Die Vereinbarung einer individuellen Haftungsregelung, als Ausweg aus dem strengen Regiment der AGB-Kontrolle, ist durch die Rechtsprechung des BGH mit einigen Hürden verbunden. Denn die strengen Maßstäbe machen es schwer, allgemeingültige Fallgruppen zum Vorliegen eines Aushandelns zu entwickeln. Insofern muss eine Prüfung immer am konkreten Sachverhalt erfolgen.

Jedenfalls erforderlich ist, dass der Verwender der Haftungsklausel tatsächlich bereit ist, deren Inhalt zu ändern und seinem Vertragspartner Gestaltungsmöglichkeiten einzuräumen. Zudem ist entscheidend, dass der Vertragspartner nicht passiv bleibt, sondern die vom Verwender eigeräumte Möglichkeit zum Verhandeln auch tatsächlich wahrnimmt.

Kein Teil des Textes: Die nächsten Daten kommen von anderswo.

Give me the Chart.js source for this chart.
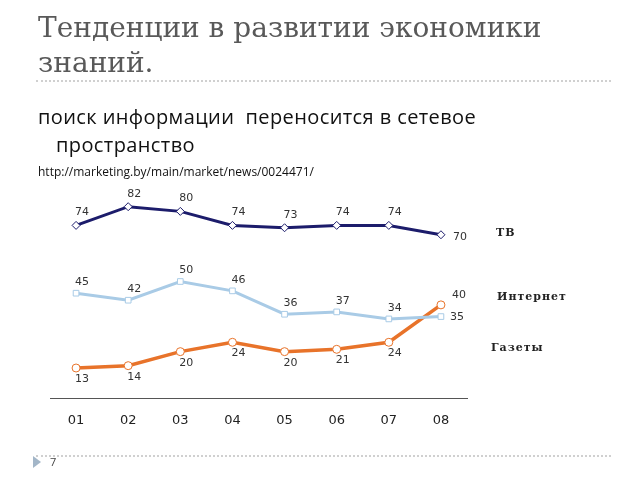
<!DOCTYPE html>
<html>
<head>
<meta charset="utf-8">
<script src="https://cdn.jsdelivr.net/npm/chart.js@4"></script>
<style>
  body { margin: 0; width: 640px; height: 480px; background: #fff; position: relative; overflow: hidden; }
  .title { position: absolute; left: 38px; top: 10px; font-family: "DejaVu Serif", serif; font-size: 28px; line-height: 35px; color: #595959; }
  .rule { position: absolute; left: 36px; width: 575px; border-top: 2px dotted #d0d0d0; }
  .sub { position: absolute; left: 38px; top: 103px; font-family: "Open Sans", sans-serif; font-size: 20px; letter-spacing: 0.4px; line-height: 28px; color: #111; }
  .sub .ind { padding-left: 18px; }
  .url { position: absolute; left: 38px; top: 163px; font-family: "Open Sans", sans-serif; font-size: 12px; color: #111; }
  .name { position: absolute; font-family: "DejaVu Serif", serif; font-weight: bold; font-size: 11px; letter-spacing: 1px; color: #222; }
  .tri { position: absolute; left: 33px; top: 456px; width: 0; height: 0; border-top: 6px solid transparent; border-bottom: 6px solid transparent; border-left: 8px solid #a3b6c8; }
  .num { position: absolute; left: 50px; top: 454px; font-family: "Open Sans", sans-serif; font-size: 11px; color: #444; }
  #wrap { position: absolute; left: 0; top: 0; width: 640px; height: 480px; }
</style>
</head>
<body>
<div id="wrap"><canvas id="chart"></canvas></div>
<div class="title">Тенденции в развитии экономики<br>знаний.</div>
<div class="rule" style="top: 80px"></div>
<div class="sub">поиск информации&nbsp; переносится в сетевое<br><span class="ind">пространство</span></div>
<div class="url">http://marketing.by/main/market/news/0024471/</div>
<div class="name" style="left: 496px; top: 226px">ТВ</div>
<div class="name" style="left: 497px; top: 290px">Интернет</div>
<div class="name" style="left: 491px; top: 341px">Газеты</div>
<div class="rule" style="top: 455px"></div>
<div class="tri"></div>
<div class="num">7</div>
<script>
const years = ['01', '02', '03', '04', '05', '06', '07', '08']
const tv = [74, 82, 80, 74, 73, 74, 74, 70]
const internet = [45, 42, 50, 46, 36, 37, 34, 35]
const papers = [13, 14, 20, 24, 20, 21, 24, 40]

// подписи значений у точек
const valueLabels = {
    id: 'valueLabels',
    afterDatasetsDraw(chart) {
        const ctx = chart.ctx
        ctx.save()
        ctx.font = '11px "DejaVu Sans", sans-serif'
        ctx.fillStyle = '#333'
        ctx.textAlign = 'center'
        ctx.textBaseline = 'middle'
        chart.data.datasets.forEach((ds, i) => {
            const meta = chart.getDatasetMeta(i)
            meta.data.forEach((pt, j) => {
                const last = j === meta.data.length - 1
                const dx = last ? ds.lastDx : 6
                const dy = last ? ds.lastDy : ds.labelDy
                ctx.fillText(ds.data[j], pt.x + dx, pt.y + dy)
            })
        })
        ctx.restore()
    }
}

new Chart(document.getElementById('chart'), {
    type: 'line',
    data: {
        labels: years,
        datasets: [{
            label: 'ТВ',
            data: tv,
            borderColor: '#1c1c6b',
            borderWidth: 3,
            pointStyle: 'rectRot',
            pointRadius: 4,
            pointBackgroundColor: '#fff',
            pointBorderColor: '#1c1c6b',
            pointBorderWidth: 1,
            labelDy: -13, lastDx: 19, lastDy: 2
        }, {
            label: 'Интернет',
            data: internet,
            borderColor: '#a9cbe6',
            borderWidth: 3,
            pointStyle: 'rect',
            pointRadius: 4,
            pointBackgroundColor: '#fff',
            pointBorderColor: '#a9cbe6',
            pointBorderWidth: 1,
            labelDy: -11, lastDx: 16, lastDy: 1
        }, {
            label: 'Газеты',
            data: papers,
            borderColor: '#e8732a',
            borderWidth: 3.5,
            pointStyle: 'circle',
            pointRadius: 4,
            pointBackgroundColor: '#fff',
            pointBorderColor: '#e8732a',
            pointBorderWidth: 1,
            labelDy: 11, lastDx: 18, lastDy: -10
        }]
    },
    options: {
        responsive: true,
        maintainAspectRatio: false,
        animation: false,
        layout: { padding: { left: 50, right: 173, top: 188, bottom: 38 } },
        plugins: { legend: { display: false }, tooltip: { enabled: false } },
        scales: {
            x: {
                offset: true,
                grid: { display: false, drawTicks: false },
                border: { display: true, color: '#555', width: 1 },
                ticks: { color: '#222', padding: 14, font: { family: '"DejaVu Sans", sans-serif', size: 13 } }
            },
            y: {
                display: false,
                min: 0,
                max: 90
            }
        }
    },
    plugins: [valueLabels]
})
</script>
</body>
</html>
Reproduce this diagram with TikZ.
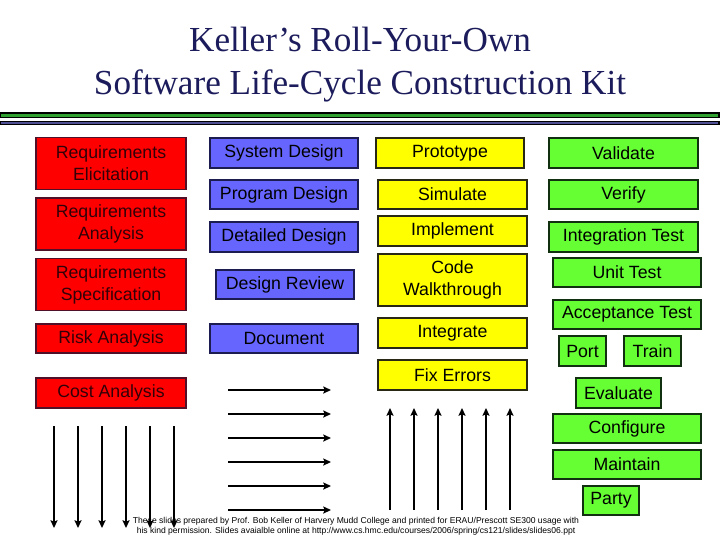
\documentclass[tikz,border=0pt]{standalone}
\usepackage{fontspec}
\setmainfont{Liberation Serif}
\setsansfont{Liberation Sans}
\usetikzlibrary{arrows.meta}
\tikzset{>={Stealth[length=5.5pt, width=5pt, inset=1pt]}}
\definecolor{titlenavy}{RGB}{28,28,92}
\definecolor{kitred}{RGB}{255,0,0}
\definecolor{kitredline}{RGB}{80,16,40}
\definecolor{kitredtext}{RGB}{50,0,8}
\definecolor{kitblue}{RGB}{102,102,255}
\definecolor{kitblueline}{RGB}{28,28,80}
\definecolor{kityellow}{RGB}{255,255,0}
\definecolor{kityellowline}{RGB}{40,40,20}
\definecolor{kitgreen}{RGB}{102,255,51}
\definecolor{kitgreenline}{RGB}{16,48,16}
\definecolor{bargreen}{RGB}{48,160,48}
\definecolor{barblue}{RGB}{80,80,150}
\tikzset{
  kitbox/.style={draw, line width=1.4pt, inner sep=0pt, align=center, minimum height=0.74cm,
    font=\sffamily\fontsize{12.6}{15.6}\selectfont},
  redbox/.style={kitbox, fill=kitred, draw=kitredline, text=kitredtext, minimum width=3.75cm},
  bluebox/.style={kitbox, fill=kitblue, draw=kitblueline, minimum width=3.7cm},
  yellowbox/.style={kitbox, fill=kityellow, draw=kityellowline, minimum width=3.72cm},
  greenbox/.style={kitbox, fill=kitgreen, draw=kitgreenline, minimum width=3.72cm},
  kitarrow/.style={->, line width=1.4pt}
}

\begin{document}
\begin{tikzpicture}[x=0.025cm, y=-0.025cm]
    \useasboundingbox (0,0) rectangle (720,540);
    \node[font=\fontsize{25}{30.5}\selectfont, text=titlenavy, align=center] (title) at (360,65)
        {Keller's Roll-Your-Own\\Software Life-Cycle Construction Kit};
    \draw[fill=bargreen, line width=1pt] (0,113) rectangle (719,117.5);
    \draw[fill=barblue, line width=0.8pt] (0,121.5) rectangle (719,124.5);

    % requirements
    \node[redbox, minimum height=1.3cm] (relicit) at (111,163.5) {Requirements\\Elicitation};
    \node[redbox, minimum height=1.28cm] (ranalysis) at (111,224) {Requirements\\Analysis};
    \node[redbox, minimum height=1.3cm] (rspec) at (111,284.5) {Requirements\\Specification};
    \node[redbox] (risk) at (111,338.5) {Risk Analysis};
    \node[redbox] (cost) at (111,393) {Cost Analysis};

    % design
    \node[bluebox] (sysdes) at (284,153) {System Design};
    \node[bluebox] (progdes) at (284,194.5) {Program Design};
    \node[bluebox] (detdes) at (284,237) {Detailed Design};
    \node[bluebox, minimum width=3.45cm] (desrev) at (285,284.5) {Design Review};
    \node[bluebox] (document) at (284,338.5) {Document};

    % build
    \node[yellowbox] (proto) at (450,153) {Prototype};
    \node[yellowbox] (simulate) at (452.5,194.5) {Simulate};
    \node[yellowbox] (implement) at (452.5,231) {Implement};
    \node[yellowbox, minimum height=1.28cm] (codewalk) at (452.5,280) {Code\\Walkthrough};
    \node[yellowbox] (integrate) at (452.5,333) {Integrate};
    \node[yellowbox] (fixerr) at (452.5,375) {Fix Errors};

    % test and deliver
    \node[greenbox] (validate) at (623.5,153) {Validate};
    \node[greenbox] (verify) at (623.5,194.5) {Verify};
    \node[greenbox] (inttest) at (623.5,237) {Integration Test};
    \node[greenbox] (unittest) at (627,272.5) {Unit Test};
    \node[greenbox] (acctest) at (627,314.5) {Acceptance Test};
    \node[greenbox, minimum width=1.18cm] (port) at (582.5,351) {Port};
    \node[greenbox, minimum width=1.43cm] (train) at (652.5,351) {Train};
    \node[greenbox, minimum width=2.13cm] (evaluate) at (618.5,393) {Evaluate};
    \node[greenbox] (configure) at (627,428.5) {Configure};
    \node[greenbox] (maintain) at (627,464.5) {Maintain};
    \node[greenbox, minimum width=1.4cm] (party) at (611,500.5) {Party};

    % arrows
    \foreach \i in {0,...,5} {
        \coordinate (dtop\i) at (54+24*\i,426);
        \coordinate (dend\i) at (54+24*\i,528);
        \draw[kitarrow] (dtop\i) -- (dend\i);
        \coordinate (rtail\i) at (228,390+24*\i);
        \coordinate (rend\i) at (331,390+24*\i);
        \draw[kitarrow] (rtail\i) -- (rend\i);
        \coordinate (ubot\i) at (390+24*\i,510);
        \coordinate (uend\i) at (390+24*\i,408);
        \draw[kitarrow] (ubot\i) -- (uend\i);
    }

    \node[font=\sffamily\fontsize{6.1}{7.1}\selectfont, align=center] (credit) at (356,526)
        {These slides prepared by Prof. Bob Keller of Harvery Mudd College and printed for ERAU/Prescott SE300 usage with\\
         his kind permission. Slides avaialble online at http://www.cs.hmc.edu/courses/2006/spring/cs121/slides/slides06.ppt};
\end{tikzpicture}
\end{document}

Zuletzt ist noch zu beachten, dass die Beweislast für das Aushandeln einer Vertragsbedingung immer beim jeweiligen Verwender liegt. Dieser muss also beweisen, dass er bereit war vom gesetzesfremden Inhalt abzurücken. Da dies wegen der hohen Anforderungen des BGH meistens nicht einfach ist, sollte der gesamte Verhandlungsprozess genau dokumentiert werden.